Most successful scientists are optimists. They have to be, since the vast majority of experiments fail. In graduate school, I remember sitting in the lab at Rockefeller University in New York at 3 a.m., surrounded by stacks of culture dishes for growing cancer cells, none quite showing me what I hoped to find. But glimmers of interesting changes in the cells promised future success and made me feel the experiments wanted to work. That optimism drove me to keep trying. One day, they did work and I uncovered a new insight about a process in those cancer cells that no one had described before.
In 2026, there seem to be plenty of good reasons to be optimistic about science: Breakthroughs are everywhere.
At a recent dinner, the woman next to me glowed with so much energy that I was surprised to learn that she had been diagnosed five years ago with metastatic breast cancer. How had she done so well? She said she moved from one clinical trial to the next, following each new advance in the science — from therapies targeted against her general cancer type, to ones tailored to the genetic mutation that triggered her tumor, to therapies that unleashed her own immune system to fight the cancer. A death sentence turned into a manageable condition — thanks to the continuous investment in scientific discovery.
Or take the case of baby KJ Muldoon. A genetic mutation produced a defect in KJ’s metabolism, leading to a toxic buildup of ammonia. The technology called CRISPR made it possible to snip out the bad genetic information, replace it with a segment of the normal gene and save KJ’s life: the first person to be treated with this remarkable new therapy.
And now, patients with pancreatic cancer, among the swiftest and most lethal of all cancers, at last have real hope for extending their lives, thanks to novel drugs that target the cancer cells in ways long thought to be impossible.
These miraculous treatments came from decades of discovery science: what I call “curiosity on a mission.”
Immunotherapies are possible today only because thousands of scientists, for more than 40 years, followed their curiosity to probe the immune system’s deep processes.

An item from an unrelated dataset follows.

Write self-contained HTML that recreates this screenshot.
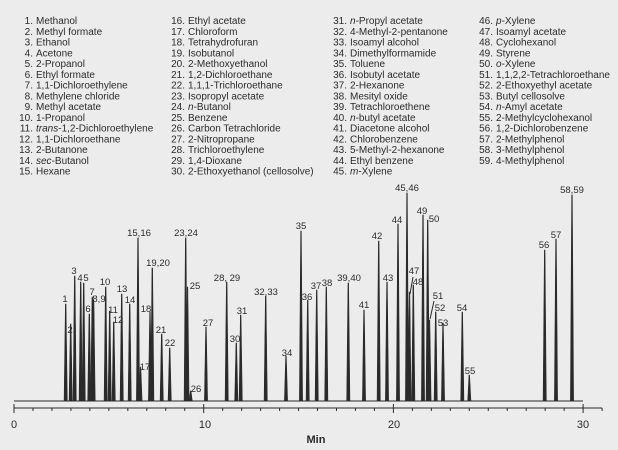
<!DOCTYPE html>
<html><head><meta charset="utf-8"><style>
html,body{margin:0;padding:0;background:#ececec;}
svg{display:block;font-family:"Liberation Sans",sans-serif;}
</style></head><body>
<svg id="s" width="618" height="450" viewBox="0 0 618 450" xmlns="http://www.w3.org/2000/svg">
<rect width="618" height="450" fill="#ececec"/>
<g id="leg" font-size="10" fill="#2a2a2a"></g>
<g id="pk" stroke="#2a2a2a" stroke-width="1" fill="none"></g>
<g id="lb" font-size="9.5" fill="#2a2a2a" text-anchor="middle"></g>
<g id="ax" stroke="#2a2a2a" stroke-width="1"></g>
<g font-size="11" fill="#2a2a2a" text-anchor="middle">
<text x="14" y="428">0</text><text x="205" y="428">10</text><text x="394" y="428">20</text><text x="583" y="428">30</text>
<text x="316" y="443" font-weight="bold">Min</text>
</g>
</svg>
<script>
var NS="http://www.w3.org/2000/svg";
function el(t,a,p,txt){var e=document.createElementNS(NS,t);for(var k in a)e.setAttribute(k,a[k]);if(txt!=null)e.innerHTML=txt;p.appendChild(e);return e;}
var names=["Methanol","Methyl formate","Ethanol","Acetone","2-Propanol","Ethyl formate","1,1-Dichloroethylene","Methylene chloride","Methyl acetate","1-Propanol","<tspan font-style='italic'>trans</tspan>-1,2-Dichloroethylene","1,1-Dichloroethane","2-Butanone","<tspan font-style='italic'>sec</tspan>-Butanol","Hexane",
"Ethyl acetate","Chloroform","Tetrahydrofuran","Isobutanol","2-Methoxyethanol","1,2-Dichloroethane","1,1,1-Trichloroethane","Isopropyl acetate","<tspan font-style='italic'>n</tspan>-Butanol","Benzene","Carbon Tetrachloride","2-Nitropropane","Trichloroethylene","1,4-Dioxane","2-Ethoxyethanol (cellosolve)",
"<tspan font-style='italic'>n</tspan>-Propyl acetate","4-Methyl-2-pentanone","Isoamyl alcohol","Dimethylformamide","Toluene","Isobutyl acetate","2-Hexanone","Mesityl oxide","Tetrachloroethene","<tspan font-style='italic'>n</tspan>-butyl acetate","Diacetone alcohol","Chlorobenzene","5-Methyl-2-hexanone","Ethyl benzene","<tspan font-style='italic'>m</tspan>-Xylene",
"<tspan font-style='italic'>p</tspan>-Xylene","Isoamyl acetate","Cyclohexanol","Styrene","<tspan font-style='italic'>o</tspan>-Xylene","1,1,2,2-Tetrachloroethane","2-Ethoxyethyl acetate","Butyl cellosolve","<tspan font-style='italic'>n</tspan>-Amyl acetate","2-Methylcyclohexanol","1,2-Dichlorobenzene","2-Methylphenol","3-Methylphenol","4-Methylphenol"];
var colx=[33,185,347,493];
var leg=document.getElementById("leg");
names.forEach(function(n,i){var c=Math.floor(i/15),r=i%15;var y=24+r*10.75;
el("text",{x:colx[c],y:y,"text-anchor":"end"},leg,(i+1)+".");
el("text",{x:colx[c]+3,y:y},leg,n);});
// peaks: x, top y
var P=[[65.7,304],[70.7,324],[74.7,276],[80.7,282],[83.7,283],[89.3,314],[92.3,297],[93.6,300],[105.7,287],[109.7,311],[113.7,322],[121.7,294],[129.7,304],[138,238],[140.5,367],[150,312],[152.3,268],[161.7,334],[169.7,348],[185.7,238],[187.5,287],[190.7,391],[206,327],[226.7,282],[236.3,343],[240.7,315],[265.7,296],[286,356],[301,231],[307.7,300],[316.7,290],[326.3,287],[348.3,283],[364,310],[378.7,241],[387,282],[398,224],[407,193],[409.5,292],[413.3,285],[423,215],[427.7,220],[429.5,320],[435.7,312],[443,323],[462.3,312],[469.3,375],[544.7,250],[556,239],[572,195]];
var base=401,hw=1.6;
var d="M14 "+base;
P.sort(function(a,b){return a[0]-b[0];});
var pk=document.getElementById("pk");
el("line",{x1:14,y1:base,x2:583,y2:base},pk);
P.forEach(function(p){el("path",{d:"M"+(p[0]-hw)+" "+base+"L"+(p[0]-0.3)+" "+p[1]+"L"+(p[0]+0.3)+" "+p[1]+"L"+(p[0]+hw)+" "+base+"Z",fill:"#2a2a2a","stroke-width":"0.6"},pk);});
var L=[["1",65,302],["2",70,333],["3",74,274],["4",80,281],["5",86,281],["6",88,312],["7",92,295],["8,9",99,302],["10",105,285],["11",113,313],["12",118,323],["13",122,292],["14",130,303],["15,16",139,236],["17",145,370],["18",146,312],["19,20",158,266],["21",161,333],["22",170,346],["23,24",186,236],["25",195,289],["26",196,392],["27",208,326],["28, 29",227,281],["30",235,342],["31",242,314],["32,33",266,295],["34",287,356],["35",301,229],["36",307,300],["37",316,289],["38",327,286],["39,40",349,281],["41",364,308],["42",377,239],["43",388,281],["44",397,223],["45,46",407,191],["47",414,274],["48",418,285],["49",422,214],["50",434,222],["51",438,299],["52",440,311],["53",443,326],["54",462,311],["55",470,374],["56",544,248],["57",556,238],["58,59",572,193]];
var lb=document.getElementById("lb");
L.forEach(function(l){el("text",{x:l[1],y:l[2]},lb,l[0]);});
el("line",{x1:410,y1:294,x2:413,y2:277},pk);
el("line",{x1:430,y1:319,x2:434,y2:301},pk);
var ax=document.getElementById("ax");
el("line",{x1:14,y1:408,x2:602,y2:408},ax);
for(var m=0;m<=31;m++){var x=14+m*18.97;var big=(m%10==0);el("line",{x1:x,y1:big?404:408,x2:x,y2:big?413:411},ax);}
</script>
</body></html>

CRISPR therapies came from scientists determined to understand how bacteria defend themselves from viruses — not from a directed effort to save babies with grave mutations. The promising new treatment for cancer of the pancreas exploits insights into underlying cancer mechanisms initially uncovered 45 years ago at MIT.
And far beyond the life sciences — in chemistry, physics, astronomy, AI, quantum computing and more — equally remarkable new discoveries, innovations, and tools are paving the way for decisive leaps.
Then why are so many optimistic scientists now losing heart? Because the nation’s research enterprise is shrinking. Scientific funding is drying up. And the funds Congress recently allocated for science are not actually flowing — an unexplained trend lost in the noise of other news.
At public and private universities across the country, high-impact science is being damaged and derailed. Speaking for my own institution, compared to this time last year, MIT has experienced a decline in campus research activity funded by federal awards of more than 20%.
There’s also damage to the pipeline of talent. Uncertain federal funding means that next year, MIT may have about 500 fewer graduate students helping us to push the scientific frontier and preparing to contribute to society as scientists, inventors, designers, and entrepreneurs.
MIT is one of the most influential and productive research communities in the world — truly a national asset. This erosion of our strength is a loss for the nation.
The return-on-investment for research and development is remarkable. Shrinking the pipeline of basic discovery research means choking off the flow of future solutions, innovations, and cures — and shrinking the supply of future scientists. Should we as a nation shrug and just let that happen, when China has now passed the United States as the largest global funding source of research and development for the very first time?
Some argue that industry can pick up the slack. Since our founding, MIT has worked enthusiastically with industry on applied technical research. But today’s breakthrough advances grew from years of curiosity-driven forays, pushing through a maze of possibilities until the right door swung open. Whose shareholders would back decades of that kind of open-ended exploration without the certainty of commercial returns for the company in question? Philanthropy is equally unable to replace steady federal funding at scale.
So let me say it as clearly as I can: Without basic scientific research, supported by the kind of farsighted public investment that allows large-scale, undirected, curiosity-driven inquiry, the scientific pipeline will run dry.
In daily life, people may not feel the effects right away, or even in 10 years. But we will feel it. And when someone we love needs therapies that could have emerged but didn’t or when other countries now investing in science can launch new science-based industries or run their societies on vast resources of fusion energy or reap the benefits of quantum computing power or advanced medical breakthroughs, America will wish it sustained its leadership in scientific research here and now.
Sally Kornbluth is the president of MIT.